-- Start --

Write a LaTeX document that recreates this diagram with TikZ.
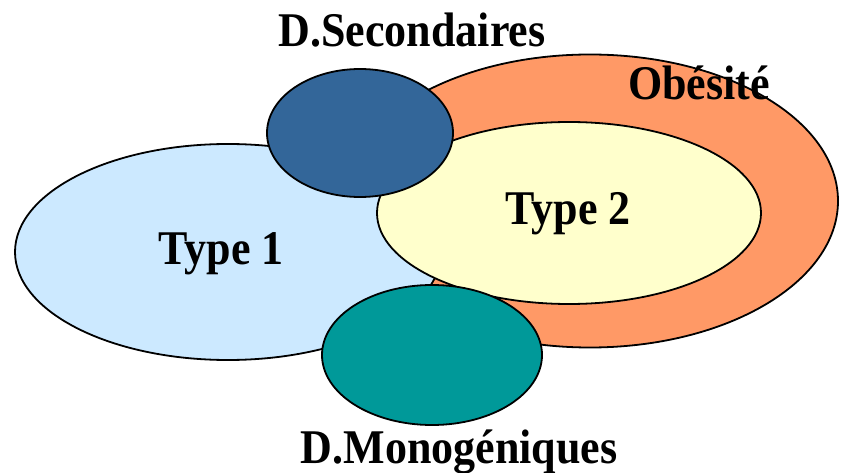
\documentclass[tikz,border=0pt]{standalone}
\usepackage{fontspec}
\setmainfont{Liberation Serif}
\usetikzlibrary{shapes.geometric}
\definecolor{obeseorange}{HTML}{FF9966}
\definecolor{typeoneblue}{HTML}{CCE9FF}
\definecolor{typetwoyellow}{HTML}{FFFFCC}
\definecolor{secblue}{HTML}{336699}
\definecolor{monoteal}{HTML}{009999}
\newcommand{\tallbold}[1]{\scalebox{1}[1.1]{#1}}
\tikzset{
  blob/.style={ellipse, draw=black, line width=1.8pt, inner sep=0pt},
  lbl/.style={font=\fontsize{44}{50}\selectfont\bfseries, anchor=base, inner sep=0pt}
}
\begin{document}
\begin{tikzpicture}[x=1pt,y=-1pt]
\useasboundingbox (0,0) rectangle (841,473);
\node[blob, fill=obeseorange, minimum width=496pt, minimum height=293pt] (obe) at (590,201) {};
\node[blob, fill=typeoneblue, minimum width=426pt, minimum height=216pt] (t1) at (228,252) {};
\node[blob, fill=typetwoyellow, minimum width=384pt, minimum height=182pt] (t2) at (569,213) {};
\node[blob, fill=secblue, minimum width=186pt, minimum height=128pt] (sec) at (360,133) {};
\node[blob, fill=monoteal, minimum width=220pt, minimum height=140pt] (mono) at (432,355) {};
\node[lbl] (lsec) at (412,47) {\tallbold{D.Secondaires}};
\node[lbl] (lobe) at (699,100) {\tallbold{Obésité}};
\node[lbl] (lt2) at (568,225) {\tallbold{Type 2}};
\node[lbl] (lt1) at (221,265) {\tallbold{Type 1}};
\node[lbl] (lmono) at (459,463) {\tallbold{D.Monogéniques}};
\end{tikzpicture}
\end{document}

-- End --

### [SET PROBLEM]
Write the listing out a second time exactly, dropping all images.

### [FINAL RESULT]
Write a LaTeX document that recreates this diagram with TikZ.
\documentclass[tikz,border=0pt]{standalone}
\usepackage{fontspec}
\setmainfont{Liberation Serif}
\usetikzlibrary{shapes.geometric}
\definecolor{obeseorange}{HTML}{FF9966}
\definecolor{typeoneblue}{HTML}{CCE9FF}
\definecolor{typetwoyellow}{HTML}{FFFFCC}
\definecolor{secblue}{HTML}{336699}
\definecolor{monoteal}{HTML}{009999}
\newcommand{\tallbold}[1]{\scalebox{1}[1.1]{#1}}
\tikzset{
  blob/.style={ellipse, draw=black, line width=1.8pt, inner sep=0pt},
  lbl/.style={font=\fontsize{44}{50}\selectfont\bfseries, anchor=base, inner sep=0pt}
}
\begin{document}
\begin{tikzpicture}[x=1pt,y=-1pt]
\useasboundingbox (0,0) rectangle (841,473);
\node[blob, fill=obeseorange, minimum width=496pt, minimum height=293pt] (obe) at (590,201) {};
\node[blob, fill=typeoneblue, minimum width=426pt, minimum height=216pt] (t1) at (228,252) {};
\node[blob, fill=typetwoyellow, minimum width=384pt, minimum height=182pt] (t2) at (569,213) {};
\node[blob, fill=secblue, minimum width=186pt, minimum height=128pt] (sec) at (360,133) {};
\node[blob, fill=monoteal, minimum width=220pt, minimum height=140pt] (mono) at (432,355) {};
\node[lbl] (lsec) at (412,47) {\tallbold{D.Secondaires}};
\node[lbl] (lobe) at (699,100) {\tallbold{Obésité}};
\node[lbl] (lt2) at (568,225) {\tallbold{Type 2}};
\node[lbl] (lt1) at (221,265) {\tallbold{Type 1}};
\node[lbl] (lmono) at (459,463) {\tallbold{D.Monogéniques}};
\end{tikzpicture}
\end{document}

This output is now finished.